A two-minute undercover video targeting Iowa Select Farms in Kamrar, IA  and the retail outlets it supplies with pork products got some serious reaction after it was released Wednesday.

Iowa Select Farms, fourth largest pork producer in the United States, has retained Dr. Anna Johnson, associate professor of animal science at Iowa State University, to conduct an investigation into the farm’s animal handling.

Howard Hill, senior veterinarian for Iowa Select, says the pork producer has a zero tolerance policy for animal abuse. It has suspended at least one worker involved without play pending the outcome of Dr. Johnson’s investigation.

Iowa Select supplies pork to JBS Swift, which sells through such retailers as Costco, Hy-Vee, Kroger, and Safeway. Hy-Vee said it “will only do business with suppliers that are committed to the human treatment of animals.”

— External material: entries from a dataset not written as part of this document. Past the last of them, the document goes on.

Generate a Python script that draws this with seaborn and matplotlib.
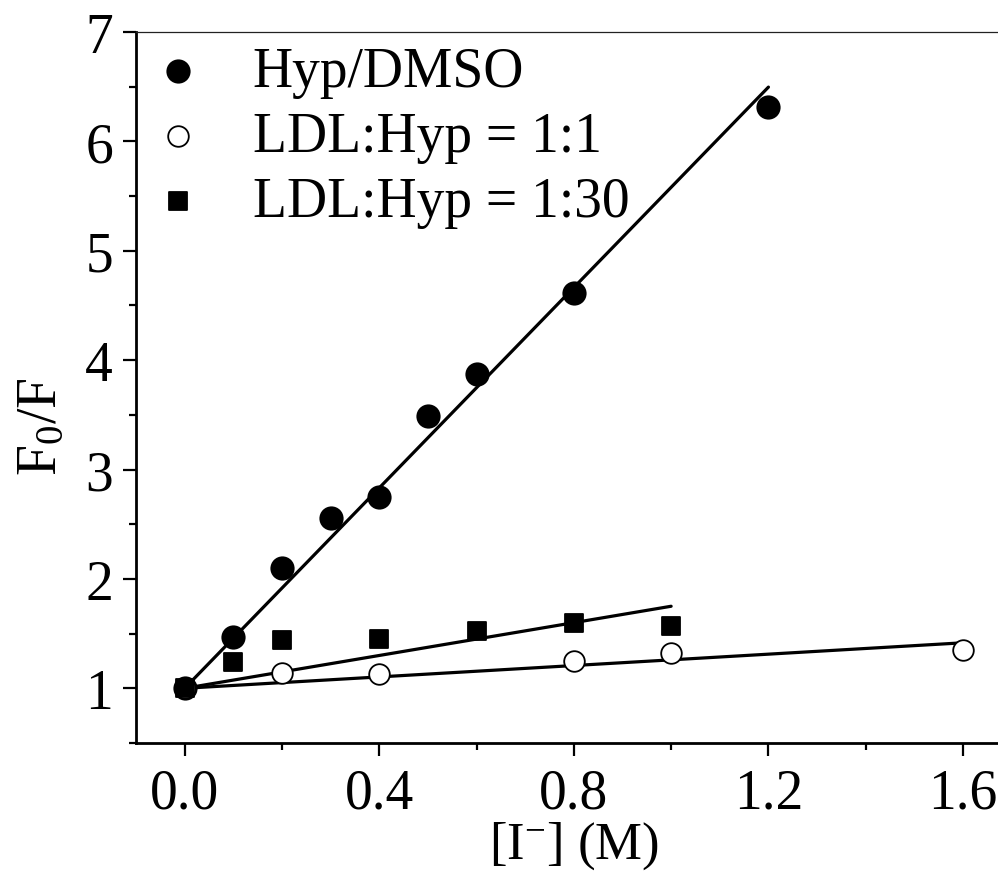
import matplotlib

matplotlib.use("Agg")
import matplotlib.pyplot as plt
import numpy as np
import pandas as pd
import seaborn as sns
from matplotlib.ticker import MultipleLocator

# Stern-Volmer data
hyp_x = [0.0, 0.1, 0.2, 0.3, 0.4, 0.5, 0.6, 0.8, 1.2]
hyp_y = [1.00, 1.47, 2.10, 2.56, 2.75, 3.49, 3.87, 4.61, 6.31]

ldl1_x = [0.0, 0.2, 0.4, 0.8, 1.0, 1.6]
ldl1_y = [1.00, 1.14, 1.13, 1.25, 1.32, 1.35]

ldl30_x = [0.0, 0.1, 0.2, 0.4, 0.6, 0.8, 1.0]
ldl30_y = [1.00, 1.24, 1.44, 1.45, 1.52, 1.60, 1.57]

labels = ["Hyp/DMSO", "LDL:Hyp = 1:1", "LDL:Hyp = 1:30"]

# linear fits drawn in the figure: slope, intercept, x range end
fit_slopes = [4.58, 0.26, 0.75]
fit_intercepts = [1.0, 1.0, 1.0]
fit_x_end = [1.2, 1.6, 1.0]

sns.set_theme(style="ticks")
plt.rcParams["font.family"] = ["Liberation Serif", "DejaVu Serif"]
plt.rcParams["mathtext.fontset"] = "custom"
plt.rcParams["mathtext.rm"] = "Liberation Serif"
plt.rcParams["mathtext.it"] = "Liberation Serif:italic"
plt.rcParams["text.color"] = "black"
plt.rcParams["axes.labelcolor"] = "black"

fig = plt.figure(figsize=(9.98, 8.79), dpi=100)
ax = fig.add_axes([0.1363, 0.1536, 0.8774, 0.8089])

for slope, icpt, xend in zip(fit_slopes, fit_intercepts, fit_x_end):
    xs = np.array([0.0, xend])
    ax.plot(xs, icpt + slope * xs, color="black", lw=2.3, zorder=2)

frames = [
    (hyp_x, hyp_y, labels[0], "o", "black", 260),
    (ldl1_x, ldl1_y, labels[1], "o", "white", 220),
    (ldl30_x, ldl30_y, labels[2], "s", "black", 185),
]
for xs, ys, lab, mk, fc, size in frames:
    df = pd.DataFrame({"x": xs, "y": ys})
    sns.scatterplot(
        data=df, x="x", y="y", ax=ax, marker=mk, s=size,
        color=fc, edgecolor="black", linewidth=1.3, label=lab, zorder=3,
    )

ax.set_xlim(-0.1, 1.7)
ax.set_ylim(0.5, 7)
ax.xaxis.set_major_locator(MultipleLocator(0.4))
ax.xaxis.set_minor_locator(MultipleLocator(0.2))
ax.yaxis.set_major_locator(MultipleLocator(1))
ax.yaxis.set_minor_locator(MultipleLocator(0.5))
ax.set_xticks([0.0, 0.4, 0.8, 1.2, 1.6])
ax.set_xticklabels(["0.0", "0.4", "0.8", "1.2", "1.6"])
ax.set_yticks([1, 2, 3, 4, 5, 6, 7])
ax.set_yticklabels(["1", "2", "3", "4", "5", "6", "7"])

ax.tick_params(which="major", direction="out", length=9.5, width=1.6,
               labelsize=40, pad=7, color="black", labelcolor="black")
ax.tick_params(which="minor", direction="out", length=5, width=1.6, color="black")
ax.tick_params(axis="x", which="major", pad=8)

for side in ["left", "bottom"]:
    ax.spines[side].set_linewidth(2.0)
    ax.spines[side].set_color("black")
ax.spines["top"].set_linewidth(0.9)
ax.spines["top"].set_color("#222222")
ax.spines["right"].set_visible(False)

ax.set_xlabel(r"[I$^{\mathrm{-}}$] (M)", fontsize=38)
ax.set_ylabel(r"F$_{\mathrm{0}}$/F", fontsize=40)
ax.xaxis.set_label_coords(0.5, -0.108)
ax.yaxis.set_label_coords(-0.078, 0.446)

ax.legend(
    loc="upper left", frameon=False, fontsize=40, handlelength=1.0,
    handletextpad=0.85, labelspacing=0.235, borderpad=0.0, borderaxespad=0.25,
)

fig.savefig("out.png", dpi=100)
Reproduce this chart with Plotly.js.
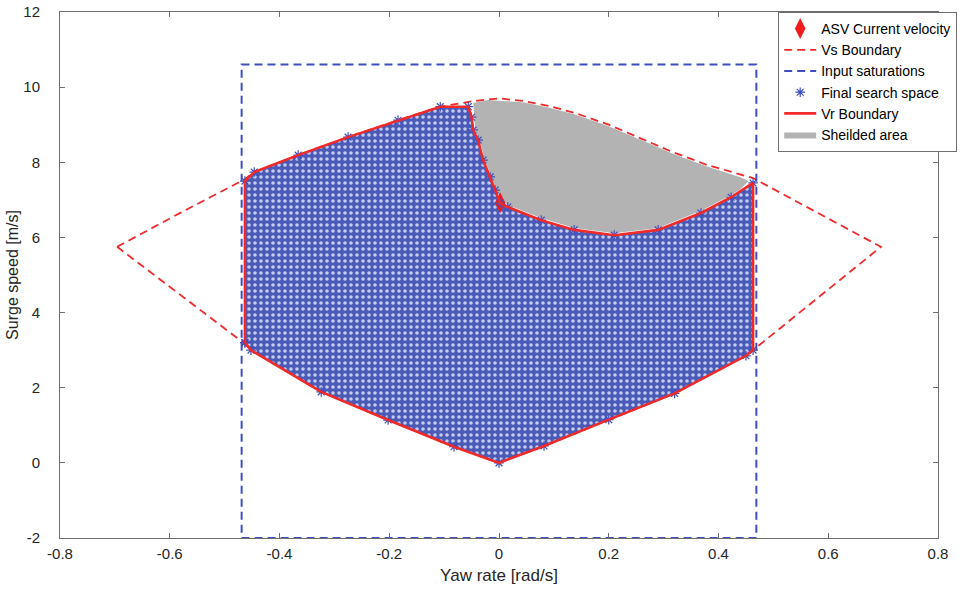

Chicago-based Mercy for Animals released the video taken by one of its operatives who reportedly hired on at Iowa Select Farms as an employee.

The short film alleged to show piglets being castrated and their tails removed without the benefit of anesthetics, intestinal ruptures apparently resulting form botched castrations, and workers throwing piglets across the room.

JBS issued a statement saying the company was shocked by the way piglets were being treated at Iowa Select Farms, and said it will ensure treatment in the future meets all National Port Board standards.

Safeway said it will “not tolerate animal abuse of any kind.”

Meatingplace, the industry news site, reported on industry speculation that the real target of the undercover video is the common use of gestation stalls, also known as crates.

Castration and docked tails, are done shortly after birth and there is no approved painkiller for the procedure. While not condoning tossing pigs about, the industry does defend the use of gestation stalls to protect piglets after birth from sows. Gestation crates are banned in seven states and Smithfield Foods is phasing them out of its operations nationwide.

In a letter Mercy for Animals sent to the retailers, the cruel acts shown in the video were being used as  “leverage to ban gestation stalls,” National Pork Producers Council spokesman Dave Warner told Meatingplace.